The National Labor Relations Board dealt a massive blow to anti-union employers in August, making it harder than ever for companies to get away with harassing, intimidating and threatening workers to derail an organizing drive.
Now, under a ruling against Cemex Construction Materials Pacific, if a majority of workers sign cards seeking a union, an employer has 14 days to voluntarily recognize the new bargaining unit or call an election.
If they fail, the NLRB will do it for them.
“If an employer commits an unfair labor practice during an election campaign, the board will order the employer to recognize and bargain with the union,” International President Kenneth W. Cooper said. “It’s that simple. The NLRB will not order a re-run election.”
IBEW General Counsel Jon Newman said the Cemex ruling hits employers where it hurts.
“This is a big deal,” Newman said. “It makes the business cost higher to commit unfair labor practices during an election. Before, you could do it almost with impunity because the election would have to be re-run. Another election, more ULPs, and you re-run it. Wash, rinse, repeat.”
Putting an end to that “will have a significant impact on organizing,” Cooper said as he issued a list of best practices in October to help locals take full advantage of the ruling.
A group of workers seeking to join the United Food and Commercial Workers were the first to benefit from the Cemex standard. In September, an administrative law judge in Massachusetts ordered their law-breaking employer, cannabis company I.N.S.A. Inc., to the bargaining table.
Having refused to honor the union cards signed by a majority of employees, I.N.S.A. demanded an election, then fired union supporters and engaged in other misconduct that derailed the 2022 vote.
“The selective and disparate enforcement of previously ignored rules and policies against the organizers and key supporters clearly was intended to send a message… that such support could result in discipline or discharge,” Judge Andrew Gollin wrote.
The Cemex ruling itself was in response to a series of labor law violations committed by the construction materials company. In 2017, the Teamsters collected signed cards from 57% of about 360 workers at Cemex’s two dozen cement facilities in the area. The company hired a union-busting law firm and broke labor laws at least 20 times before the election, the NLRB found.
In its decision, the board made it clear that nearly any violation of labor laws during the critical period before a vote would be grounds to set the election aside and order the company to go directly to the bargaining table.
For decades, most companies that broke the law leading up to an election faced almost no risk or penalty. Typically, the board simply ordered another election, leaving organizers and increasingly deflated group of workers. No longer.
In Cemex, the board also made it an unfair labor practice to ignore unions when they present evidence that they have a majority of signatures in favor of joining in union.
“The goal is to have a free and fair selection process,” NLRB Chair Lauren McFerran told Bloomberg. “The Supreme Court has made clear you can have a selection process that involves voluntary recognition, or you can have a selection process that involves an election.”
Together with new rules announced the day before the Cemex ruling bringing back Obama-era election procedures, denying workers their right to fair representation elections will be very expensive.
“What was the cost of committing ULPs in the setting aside of an election?
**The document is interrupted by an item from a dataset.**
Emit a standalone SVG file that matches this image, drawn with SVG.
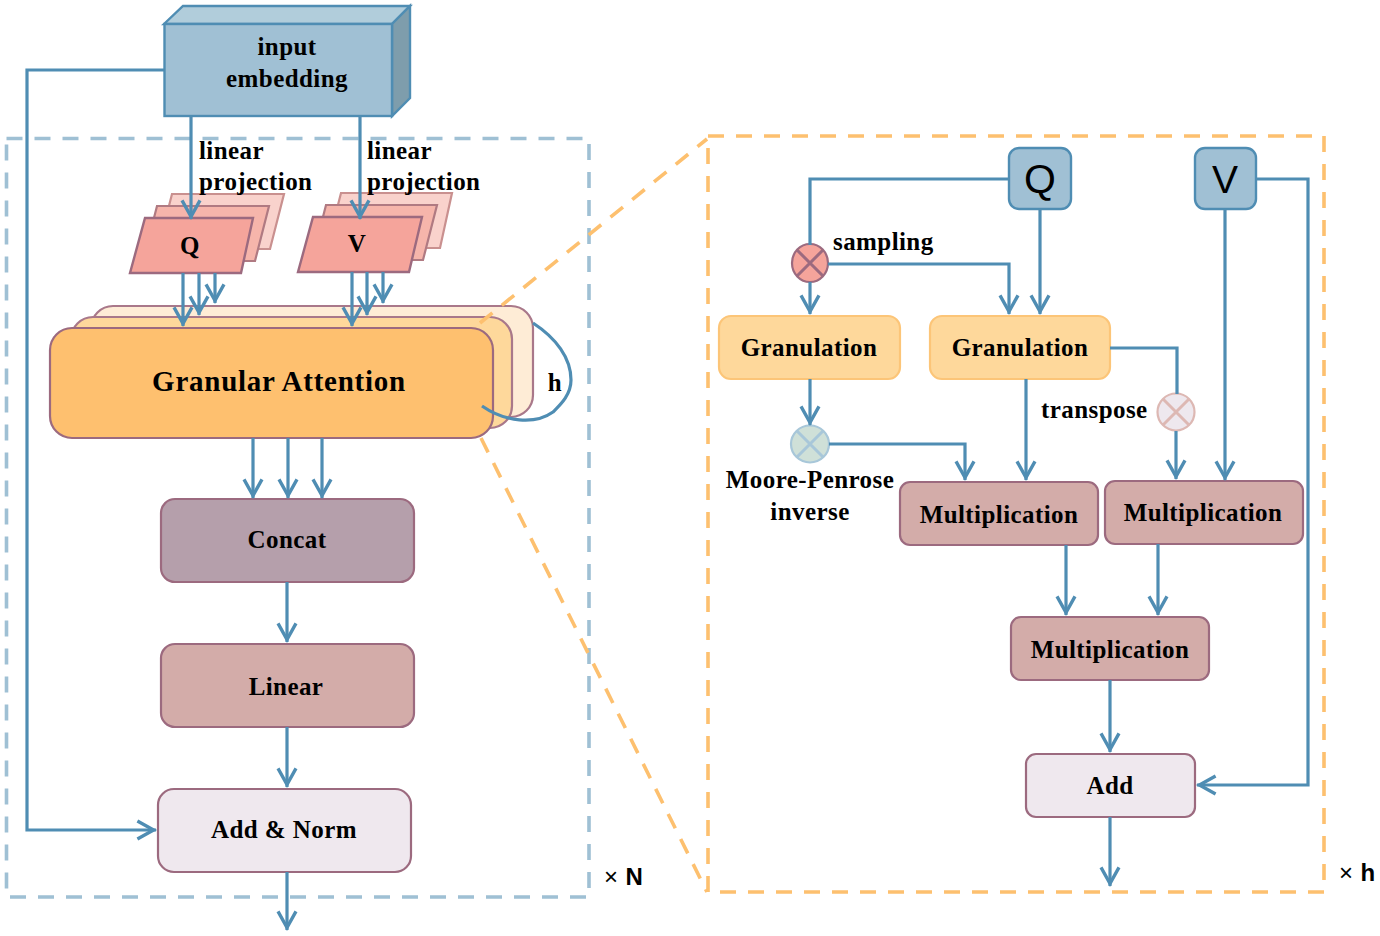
<svg xmlns="http://www.w3.org/2000/svg" width="1380" height="936" viewBox="0 0 1380 936">
<style>
text{font-family:"Liberation Serif","Times New Roman",serif;font-weight:700;fill:#000;font-size:25px;letter-spacing:.42px}
.m{text-anchor:middle}
.sans{font-family:"Liberation Sans",Arial,sans-serif}
.line{fill:none;stroke:#4f8db3;stroke-width:3.2}
.arr{marker-end:url(#a)}
.n{stroke:#9c6a7f;stroke-width:2.2}
.p3{fill:#f9d2cc;stroke:#c9908f;stroke-width:2.2}
.p2{fill:#f6b5ab;stroke:#b07a82;stroke-width:2.2}
.p1{fill:#f5a49b;stroke:#9c6a7f;stroke-width:2.4}
.b{fill:#a0c0d4;stroke:#4f8db3;stroke-width:2.4}
.g{fill:#fed89b;stroke:#fcc578;stroke-width:2.2}
.mu{fill:#d3aca9}
.dash{fill:none;stroke-width:3.6;stroke-dasharray:16 12}
</style>
<defs>
<marker id="a" markerUnits="userSpaceOnUse" markerWidth="24" markerHeight="24" refX="17" refY="10" orient="auto" viewBox="0 0 20 20">
<path d="M1.500 2.500L15 10L1.500 17.500" fill="none" stroke="#4f8db3" stroke-width="2.800"/>
</marker>
</defs>
<g id="frame-N"><rect x="6.500" y="138.500" width="582.500" height="758.500" class="dash" stroke="#9fc0d4"/></g>
<g id="input-embedding">
<polygon points="164,24 183,6 410,6 392,24" fill="#b1cddb" stroke="#4f8db3" stroke-width="2.400"/>
<polygon points="392,24 410,6 410,98 392,116" fill="#7e9dac" stroke="#4f8db3" stroke-width="2.400"/>
<rect x="164.500" y="24" width="227.500" height="92" class="b"/>
<text x="287" y="55" class="m">input</text>
<text x="287" y="87" class="m">embedding</text>
</g>
<g id="q-stack">
<polygon points="172,194 284,194 270,249 158,249" class="p3"/>
<polygon points="157,206 269,206 255,261 143,261" class="p2"/>
<polygon points="145,218 253,218 241,273 130,273" class="p1"/>
<text x="190" y="254" class="m">Q</text>
</g>
<g id="v-stack">
<polygon points="341,193 452,193 440,248 327,248" class="p3"/>
<polygon points="326,205 437,205 423,260 312,260" class="p2"/>
<polygon points="313,217 422,217 409,272 298,272" class="p1"/>
<text x="357" y="252" class="m">V</text>
</g>
<g id="granular-attention">
<rect x="91" y="306" width="442" height="111" rx="22" fill="#feecd6" stroke="#a9788a" stroke-width="2.200"/>
<rect x="71" y="317" width="441" height="111" rx="22" fill="#fed89b" stroke="#a9788a" stroke-width="2.200"/>
<rect x="50" y="328" width="443" height="110" rx="22" fill="#fec06f" stroke="#9c6a7f" stroke-width="2.200"/>
<text x="279" y="391" class="m" style="font-size:29px;letter-spacing:.75px">Granular Attention</text>
</g>
<g id="concat"><rect x="161" y="499" width="253" height="83" rx="14" fill="#b59fab" class="n"/><text x="287" y="548" class="m">Concat</text></g>
<g id="linear"><rect x="161" y="644" width="253" height="83" rx="14" fill="#d3aca9" class="n"/><text x="286" y="695" class="m">Linear</text></g>
<g id="add-norm"><rect x="158" y="789" width="253" height="83" rx="16" fill="#efe8ee" class="n"/><text x="284" y="838" class="m">Add &amp; Norm</text></g>
<g id="r-q"><rect x="1009" y="148" width="62" height="61" rx="10" class="b"/><text x="1040" y="193" class="m sans" style="font-size:41px;font-weight:400;letter-spacing:0">Q</text></g>
<g id="r-v"><rect x="1195" y="148" width="61" height="61" rx="10" class="b"/><text x="1225" y="193" class="m sans" style="font-size:39px;font-weight:400;letter-spacing:0">V</text></g>
<g id="sampling"><ellipse cx="810" cy="263" rx="18" ry="19" fill="#f5a49b" stroke="#9c6a7f" stroke-width="2.200"/><path d="M797 250L823 276M823 250L797 276" stroke="#9c6a7f" stroke-width="3" fill="none"/></g>
<g id="pinv"><ellipse cx="810" cy="444" rx="19" ry="18.500" fill="#cfe0d8" stroke="#a8c7d9" stroke-width="2.200"/><path d="M797 431L823 457M823 431L797 457" stroke="#a8c7d9" stroke-width="3" fill="none"/></g>
<g id="transpose"><ellipse cx="1176" cy="412" rx="18.500" ry="18.500" fill="#eee8ee" stroke="#ddb8b3" stroke-width="2.200"/><path d="M1163 399L1189 425M1189 399L1163 425" stroke="#ddb8b3" stroke-width="3" fill="none"/></g>
<g id="gran-1"><rect x="719" y="316" width="181" height="63" rx="12" class="g"/><text x="809" y="356" class="m">Granulation</text></g>
<g id="gran-2"><rect x="930" y="316" width="180" height="63" rx="12" class="g"/><text x="1020" y="356" class="m">Granulation</text></g>
<g id="mul-1"><rect x="900" y="482" width="198" height="63" rx="10" class="n mu"/><text x="999" y="523" class="m">Multiplication</text></g>
<g id="mul-2"><rect x="1105" y="481" width="198" height="63" rx="10" class="n mu"/><text x="1203" y="521" class="m">Multiplication</text></g>
<g id="mul-3"><rect x="1011" y="617" width="198" height="63" rx="10" class="n mu"/><text x="1110" y="658" class="m">Multiplication</text></g>
<g id="r-add"><rect x="1026" y="754" width="169" height="63" rx="10" fill="#efe8ee" class="n"/><text x="1110" y="794" class="m">Add</text></g>
<g id="frame-h"><rect x="708" y="136" width="616" height="756" class="dash" stroke="#fdc06f"/></g>
<g id="connectors">
<path class="dash" stroke="#fdc06f" d="M480 323L707 139M481 438L707 892"/>
<g class="line">
<path d="M164 70H27V830H156" class="arr"/>
<path d="M191 116V219" class="arr"/><path d="M360 116V219" class="arr"/>
<path d="M183 273V326" class="arr"/><path d="M199 273V315" class="arr"/><path d="M215 273V303" class="arr"/>
<path d="M352 272V326" class="arr"/><path d="M367 272V315" class="arr"/><path d="M383 272V303" class="arr"/>
<path d="M533 323C556 338 571 358 571 380C571 395 560 405 553 412C535 425 505 422 482 406"/>
<path d="M253 438V498" class="arr"/><path d="M288 438V498" class="arr"/><path d="M322 438V498" class="arr"/>
<path d="M287 582V642" class="arr"/><path d="M287 727V787" class="arr"/><path d="M287 872V930" class="arr"/>
<path d="M1009 179H810V245"/>
<path d="M828 264H1009V314" class="arr"/>
<path d="M1040 209V314" class="arr"/>
<path d="M810 282V314" class="arr"/>
<path d="M810 379V425" class="arr"/>
<path d="M829 444H965V480" class="arr"/>
<path d="M1026 379V480" class="arr"/>
<path d="M1110 348H1177V394"/>
<path d="M1176 431V479" class="arr"/>
<path d="M1225 209V480" class="arr"/>
<path d="M1256 179H1308V785H1197" class="arr"/>
<path d="M1066 545V615" class="arr"/><path d="M1158 544V615" class="arr"/>
<path d="M1110 680V752" class="arr"/><path d="M1110 817V886" class="arr"/>
</g>
</g>
<g id="labels">
<text x="199" y="159">linear</text><text x="199" y="190">projection</text>
<text x="367" y="159">linear</text><text x="367" y="190">projection</text>
<text x="555" y="391" class="m">h</text>
<text x="833" y="250">sampling</text>
<text x="1041" y="418">transpose</text>
<text x="810" y="488" class="m">Moore-Penrose</text>
<text x="810" y="520" class="m">inverse</text>
<text x="604" y="885" class="sans" style="font-size:24px"><tspan style="font-weight:400">×</tspan> N</text>
<text x="1339" y="881" class="sans" style="font-size:24px"><tspan style="font-weight:400">×</tspan> h</text>
</g>
</svg>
It wasn’t much, and now it is everything,” Newman said.
Big business had a collective meltdown at the board’s remedy for corporate malfeasance in union elections. The Chamber of Commerce howled it was a “long-held dream of labor unions” and that “the floodgates [are] now open.”
Newman said they’re overreacting: “The orders will only be issued when a company made a fair election impossible through illegal behavior. The only way they could be expecting a flood is if they know they broke the law in a lot of cases.”
The NLRB found that Cemex and its anti-union consultants repeatedly lied in forced-attendance meetings about “inevitable strikes,” and claimed that any facility that voted yes would likely close. Further, managers and supervisors threatened the livelihoods of workers who wore pro-union stickers on their hard hats, announced illegal policies banning workers from talking to union organizers, and disciplined and suspended workers for protected organizing activities, including one firing.
“This case was not run-of-the-mill,” Newman said. “Even under the pre-Cemex, business-friendly rules, the board said there was enough here to skip a second election and issue a bargaining order to Cemex. But the standard they adopted would apply to any ULP that impacted an election to such an extent that the election would have to be set aside, not just the worst of the worst.”
The board was so concerned that violating the law had become common business practice that it made the ruling retroactive by six months.
Newman said the Membership Development Department is looking for any lost elections during those six months in which an employer made an election impossible.
While important, the Cemex ruling did not deal with the essential problem of bargaining orders: There is still no legal requirement that a company negotiate a first contract with the union.
“It doesn’t change the need to do the work on our end: building strong volunteer organizing committees and educating and connecting with unit members so that in the end, we take enough power that businesses have to negotiate,” Newman said. “This makes it easier, not easy.”
He said that critics who decry the ruling as pro-union are missing the point.
“It’s pro-fairness,” Newman said. “All the ruling says is that if a company so violates the law that an organizing election is impossible, they don’t get rewarded with chances to do it again.”